What made Becor particularly attractive to investors was that in the aftermath of the 1987 stock market crash, the shares fell in price to below $10. 

  • Investors could thus purchase Becor stock for less than the underlying cash on the company's books, and for an amount approximately equal to the cash that would be distributed upon consummation of the merger, which was expected either in December 1987 or January 1988. 
  • The shares were a real bargain at $10, whether or not the merger occurred. The total value of the merger consideration was certainly greater than the $10 stock price-the cash component alone was nearly $10. Moreover, there was nearly enough cash on the books of B-E Holdings pro forma for the merger to retire the one-year notes. These appeared to be worth close to par value. Based on the market price of comparable securities, the fifteen-year debentures seemed likely to trade at a minimum of 50 percent of face value and perhaps significantly higher. The preferred stock was more difficult to evaluate, but 25 percent of its liquidation preference seemed conservative compared with other preferred issues. The warrants were virtually impossible to value. Even assuming they would trade at negligible prices, however, the total value of the merger consideration appeared to be at least $14 per share.

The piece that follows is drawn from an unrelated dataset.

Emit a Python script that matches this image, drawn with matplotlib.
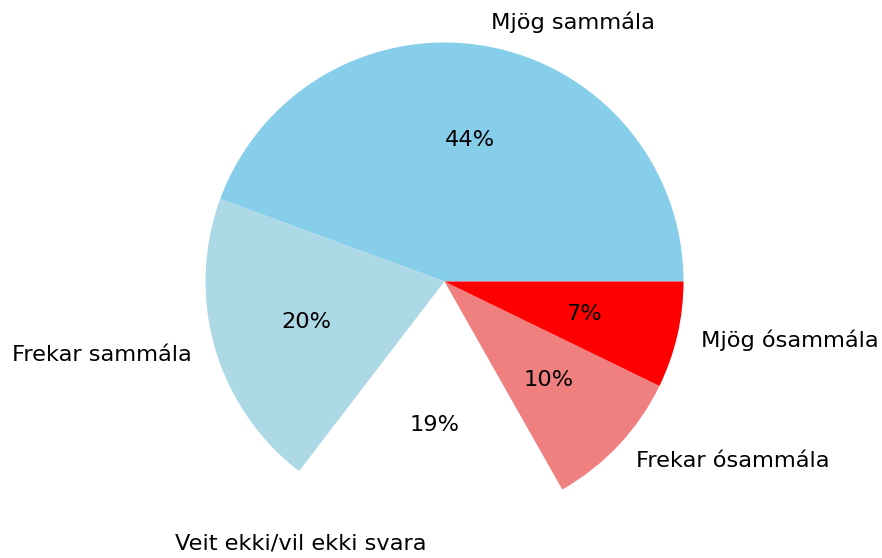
import matplotlib
matplotlib.use("Agg")
import matplotlib.pyplot as plt

labels = ["Mjög sammála", "Frekar sammála", "Veit ekki/vil ekki svara",
          "Frekar ósammála", "Mjög ósammála"]
shares = [44.4, 20.2, 18.6, 9.6, 7.2]
colors = ["skyblue", "lightblue", "white", "lightcoral", "red"]

fig = plt.figure(figsize=(8.82, 5.58), dpi=100)
# pie radius ~239 px, centre at (444.5, 281.5) from top-left
side = 2.5 * 239
ax = fig.add_axes([(444.5 - side / 2) / 882, (276.5 - side / 2) / 558,
                   side / 882, side / 558])
ax.pie(shares, labels=labels, colors=colors, autopct="%1.0f%%",
       startangle=0, textprops={"fontsize": 16.2})
ax.set_aspect("equal")

fig.savefig("out.png", dpi=100)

  • Better still, the downside risk to investors was minimal. The book value of Becor was $12 per share, nearly all of it in cash. There were several sizable holders of Becor stock, a fact that increased the likelihood that underlying value would be realized in some fashion. Even if the merger were rejected by shareholders, a corporate liquidation appeared likely to yield similar value. 
  • At prices of $12 or below, investors faced little downside risk and the prospect of an appreciable and prompt return. As it turned out, the merger consideration was worth about $14.25 at market prices. 
  • Becor shares had declined in the wake of a broad market rout to a level below underlying value, creating an opportunity for value investors.